I would like to explore a little-known, fascinating Irish folk legend, that the Celtic Harp is, in fact, a direct ancestor of the Lyre of the Ancient Hebrews, which was apparently introduced to Ireland 2600 years ago by Israelites who fled there in exile, after the Fall the of Jerusalem to the Babylonians in 586 BCE...

This is a quote from John Wheeler's fascinating website on music from the time of the Hebrew Bible...

"...The "harp of Tara", symbol of Ireland, is linked by Irish traditional history to the "harp of David". This last was said to have been brought to Ireland (among other artefacts) by "Ollamh Fodhla" (identified with the prophet Jeremiah), his scribe "Simon Brach" (identified with Baruch the scribe of Jeremiah), and "Tea Tephi" (identified with the daughter of King Zedekiah of Judah). Was this connection merely mythical, or could it have had a basis in truth?"

The Celts had lyres too; they also brought some kind of harp from the Middle East; and Jeremiah is said by Irish tradition to have brought  a "harp". There is also a tantalizing ancient Greek source, which may well be referring to the lyre being played in Ireland: for full details, see the bottom of the section of my website blog on the Northern European lyres, in the details about the 1st century BC ancient Greek historian Diodorus Siculus's description of the musical practices of the people from the island of "Hyperboria" 

In all likelihood, there was confusion in the transmission of historical facts in this little-known Gem of Irish Folk-Lore.

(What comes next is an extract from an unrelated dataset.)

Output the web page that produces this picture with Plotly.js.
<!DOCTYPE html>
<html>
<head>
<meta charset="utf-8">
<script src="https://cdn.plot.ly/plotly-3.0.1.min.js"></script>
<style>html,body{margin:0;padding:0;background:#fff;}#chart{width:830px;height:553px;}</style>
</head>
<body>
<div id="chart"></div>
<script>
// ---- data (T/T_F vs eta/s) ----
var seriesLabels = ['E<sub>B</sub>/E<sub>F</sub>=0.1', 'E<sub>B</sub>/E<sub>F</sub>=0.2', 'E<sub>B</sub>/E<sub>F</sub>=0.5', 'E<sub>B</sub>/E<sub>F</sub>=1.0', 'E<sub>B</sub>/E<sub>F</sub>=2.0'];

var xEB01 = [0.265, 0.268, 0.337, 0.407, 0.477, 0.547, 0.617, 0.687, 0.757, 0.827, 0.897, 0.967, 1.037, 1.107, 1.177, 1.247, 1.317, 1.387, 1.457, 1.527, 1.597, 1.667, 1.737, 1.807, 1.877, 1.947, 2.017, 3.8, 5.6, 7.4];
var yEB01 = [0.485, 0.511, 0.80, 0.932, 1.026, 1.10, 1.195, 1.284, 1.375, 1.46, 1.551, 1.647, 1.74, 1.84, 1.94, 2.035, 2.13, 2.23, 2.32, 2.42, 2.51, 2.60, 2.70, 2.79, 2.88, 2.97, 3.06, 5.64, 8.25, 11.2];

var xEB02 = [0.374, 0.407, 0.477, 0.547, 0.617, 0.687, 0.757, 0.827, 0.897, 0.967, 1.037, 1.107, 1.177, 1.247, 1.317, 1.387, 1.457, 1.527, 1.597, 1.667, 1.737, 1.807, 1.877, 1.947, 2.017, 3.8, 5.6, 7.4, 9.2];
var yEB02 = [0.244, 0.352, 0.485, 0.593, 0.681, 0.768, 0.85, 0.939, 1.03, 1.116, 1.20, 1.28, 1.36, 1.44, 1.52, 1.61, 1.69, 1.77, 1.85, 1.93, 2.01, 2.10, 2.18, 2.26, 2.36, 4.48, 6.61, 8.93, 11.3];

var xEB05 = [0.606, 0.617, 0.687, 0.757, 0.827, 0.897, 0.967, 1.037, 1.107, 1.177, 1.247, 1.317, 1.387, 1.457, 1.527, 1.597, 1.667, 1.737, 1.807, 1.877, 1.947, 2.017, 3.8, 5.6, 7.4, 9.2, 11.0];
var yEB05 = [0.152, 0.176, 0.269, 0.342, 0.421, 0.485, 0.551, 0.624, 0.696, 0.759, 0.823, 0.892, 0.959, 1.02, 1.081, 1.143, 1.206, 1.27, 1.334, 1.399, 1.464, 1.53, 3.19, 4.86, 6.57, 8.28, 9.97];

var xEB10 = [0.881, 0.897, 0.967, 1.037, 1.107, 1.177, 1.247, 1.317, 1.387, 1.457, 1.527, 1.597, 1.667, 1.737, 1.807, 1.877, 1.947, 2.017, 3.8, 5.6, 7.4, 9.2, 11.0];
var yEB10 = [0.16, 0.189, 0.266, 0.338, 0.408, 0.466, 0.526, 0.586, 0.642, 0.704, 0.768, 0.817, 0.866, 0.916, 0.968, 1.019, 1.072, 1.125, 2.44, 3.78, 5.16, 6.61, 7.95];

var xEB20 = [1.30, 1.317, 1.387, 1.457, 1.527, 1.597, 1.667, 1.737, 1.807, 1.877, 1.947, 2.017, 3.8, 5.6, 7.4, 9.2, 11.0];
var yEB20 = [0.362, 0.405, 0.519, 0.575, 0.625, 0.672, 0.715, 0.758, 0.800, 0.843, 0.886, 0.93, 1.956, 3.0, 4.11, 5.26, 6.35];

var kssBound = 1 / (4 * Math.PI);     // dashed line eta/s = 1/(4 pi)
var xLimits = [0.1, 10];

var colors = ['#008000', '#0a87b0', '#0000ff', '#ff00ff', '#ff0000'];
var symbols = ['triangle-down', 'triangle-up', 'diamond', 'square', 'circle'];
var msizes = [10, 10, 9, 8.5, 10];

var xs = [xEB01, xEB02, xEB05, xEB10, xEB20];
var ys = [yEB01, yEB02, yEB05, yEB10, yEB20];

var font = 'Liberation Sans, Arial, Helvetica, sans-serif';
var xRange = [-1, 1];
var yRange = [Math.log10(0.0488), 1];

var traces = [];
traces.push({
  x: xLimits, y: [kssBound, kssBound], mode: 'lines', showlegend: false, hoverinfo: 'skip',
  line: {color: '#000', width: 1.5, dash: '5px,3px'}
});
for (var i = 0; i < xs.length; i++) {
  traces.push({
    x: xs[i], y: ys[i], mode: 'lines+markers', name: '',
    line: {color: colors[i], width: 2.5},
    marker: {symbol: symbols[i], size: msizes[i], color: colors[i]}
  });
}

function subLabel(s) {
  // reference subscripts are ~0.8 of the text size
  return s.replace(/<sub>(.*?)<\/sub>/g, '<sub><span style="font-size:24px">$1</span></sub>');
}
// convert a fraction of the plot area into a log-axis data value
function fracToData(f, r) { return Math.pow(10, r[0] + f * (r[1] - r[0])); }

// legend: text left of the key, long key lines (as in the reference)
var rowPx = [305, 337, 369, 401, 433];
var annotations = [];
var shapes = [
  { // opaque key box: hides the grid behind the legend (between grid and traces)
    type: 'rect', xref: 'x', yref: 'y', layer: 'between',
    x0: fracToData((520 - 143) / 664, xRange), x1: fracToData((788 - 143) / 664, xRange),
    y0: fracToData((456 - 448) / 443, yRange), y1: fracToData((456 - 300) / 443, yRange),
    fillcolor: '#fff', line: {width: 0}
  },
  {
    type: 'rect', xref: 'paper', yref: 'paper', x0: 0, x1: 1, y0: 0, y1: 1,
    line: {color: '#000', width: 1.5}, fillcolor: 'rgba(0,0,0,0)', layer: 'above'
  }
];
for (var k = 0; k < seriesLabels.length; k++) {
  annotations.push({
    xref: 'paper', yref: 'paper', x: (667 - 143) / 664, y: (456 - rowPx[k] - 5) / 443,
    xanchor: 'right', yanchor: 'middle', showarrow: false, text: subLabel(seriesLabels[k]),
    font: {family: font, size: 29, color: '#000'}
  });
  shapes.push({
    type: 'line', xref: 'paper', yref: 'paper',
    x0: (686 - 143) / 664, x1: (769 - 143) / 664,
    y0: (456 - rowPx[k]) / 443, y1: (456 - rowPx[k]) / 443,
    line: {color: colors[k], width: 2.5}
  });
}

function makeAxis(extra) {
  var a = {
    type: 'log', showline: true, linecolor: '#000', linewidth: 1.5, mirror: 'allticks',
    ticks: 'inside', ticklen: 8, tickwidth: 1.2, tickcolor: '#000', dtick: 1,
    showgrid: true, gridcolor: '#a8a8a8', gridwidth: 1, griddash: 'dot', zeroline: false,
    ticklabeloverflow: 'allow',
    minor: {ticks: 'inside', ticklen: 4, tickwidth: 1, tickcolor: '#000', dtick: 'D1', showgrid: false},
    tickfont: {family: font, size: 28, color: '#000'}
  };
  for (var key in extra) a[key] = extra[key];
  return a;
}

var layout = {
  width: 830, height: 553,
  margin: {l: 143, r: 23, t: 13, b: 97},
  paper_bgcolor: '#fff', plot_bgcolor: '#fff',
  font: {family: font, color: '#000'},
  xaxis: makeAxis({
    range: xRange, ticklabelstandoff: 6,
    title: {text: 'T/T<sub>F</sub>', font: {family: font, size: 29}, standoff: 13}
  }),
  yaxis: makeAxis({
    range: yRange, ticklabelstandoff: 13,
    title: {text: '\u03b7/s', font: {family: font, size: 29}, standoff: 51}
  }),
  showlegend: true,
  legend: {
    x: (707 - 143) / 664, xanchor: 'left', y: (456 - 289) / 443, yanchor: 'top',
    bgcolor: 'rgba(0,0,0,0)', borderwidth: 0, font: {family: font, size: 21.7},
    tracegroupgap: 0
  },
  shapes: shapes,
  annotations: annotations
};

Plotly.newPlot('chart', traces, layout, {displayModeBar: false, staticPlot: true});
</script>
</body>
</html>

However, in order to give this legend some of basis in truth, I have arranged several of the Irish musical gems featured on this album, on my actual replica of the Lyre of the Ancient Hebrews (the Biblical “Kinnor”), which King David himself once played, some 3000 years ago, and which was later played by my very own, very ancient Levite ancestors in the Temple of Jerusalem, to accompany the legendary singing of the Levitical Choir.

I am not attempting to be "controversial" in trying to re-write history, and my intention is certainly not to offend any person's particular religious beliefs or traditions! It is merely a fascinating, harmless myth...but just maybe, with some hint of truth behind it?

To test the myth of the of the Levitical origin the Celtic harp in Ireland, in this track, I have arranged the haunting ancient Irish Air, "Spancil Hill"...for my evocation of the 3000 year old Lyre of the Ancient Hebrews: 



Irish music really does work, when played on the Lyre of the Ancient Hebrews; the original "Harp of David" - maybe there is some truth in the fascinating legend of the Jewish origin of the Celtic Harp after all? A fascinating possibility!



To round off this little article on a less mythological and on a mercifully more factual musicological level, below is a link to a fascinating article, kindly sent to me by Joseph Ennis, on how to tune an ancient Irish Harp:

How To Tune an Ancient Irish Harp 



Garry Jones August 29, 2018 @06:06 pm

Fascinating! Do you have any updated information which sheds further light on this matter? I see where it is said the bare-breasted female was added to the harp symbol around 1000 a.d. Thus a later addition...maybe. Do you have any material that thus links her to the Hebrew origins of the harp as well? Thank you.

jane tresiddercarter March 16, 2015 @10:33 am

I play a beautiful replica trinity early irish harp,as though through it,i am becoming interested in the lyre,and also in the eastward conection of the irish harp.there is much to discover!

Peter O ' Neill November 06, 2013 @11:25 pm

I think this is a fascinating idea, with some certain degree of the possible. When I first heard you playing Orpheus's Lament, which we used in our animated film to my poem The Execution of Orpheus at Ephesus, I immediately thought about Derek Bell's wonderful recordings of the compositions for the Irish harp by Carolan.